Results of the analysis of microphysical characteristics obtained from the data of nighttime Raman lidar measurements in Tomsk (56°N, 85°E) in 2013 within the CIS-LiNet project (lidar networks in CIS countries) are presented. Theoretical aspects of the retrieval of the particle size distribution function at the preset refractive index are considered. It is shown that the coarse fraction is retrieved ambiguously. Parabolic approximation of the mean size of coarse particles, R_coarse, is suggested, which allows calculation of the size distribution function determine for particles of up to 3 mm in size.

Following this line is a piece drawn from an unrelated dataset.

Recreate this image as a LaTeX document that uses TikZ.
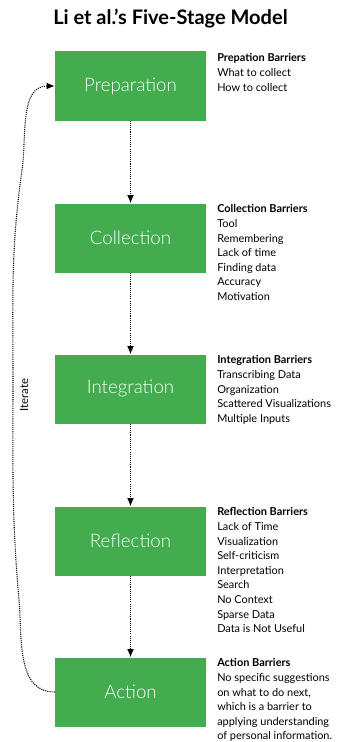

It is shown that when estimating the parameters under study together, the retrieved refractive index is non-linearly related with the optical coefficients and the distribution function, which leads to appearance of different, including false values of the refractive index. The parameters are assessed for the boundary air layer and middle troposphere.

Keywords:

aerosol, lidar, particle size distribution function, refractive index

References:

1. Bösenberg J., Ansmann A., Baldasano J. M., Balis D., Böckmann C., Calpini B., Chaikovsky A., Flamant P., Hågård A., Mitev V., Papayannis A., Pelon J., Resen-des D., Schneider J., Spinelli N., Trickl T., Vaughan G., Visconti G., Wiegner M. EARLINET: A European aerosol research lidar network // Advances in Laser Remote Sensing / A. Dabas, C. Loth, J. Pelon, (eds.). Paris: Editions de L’Ecole Polytechnique, 2001. P. 155–158.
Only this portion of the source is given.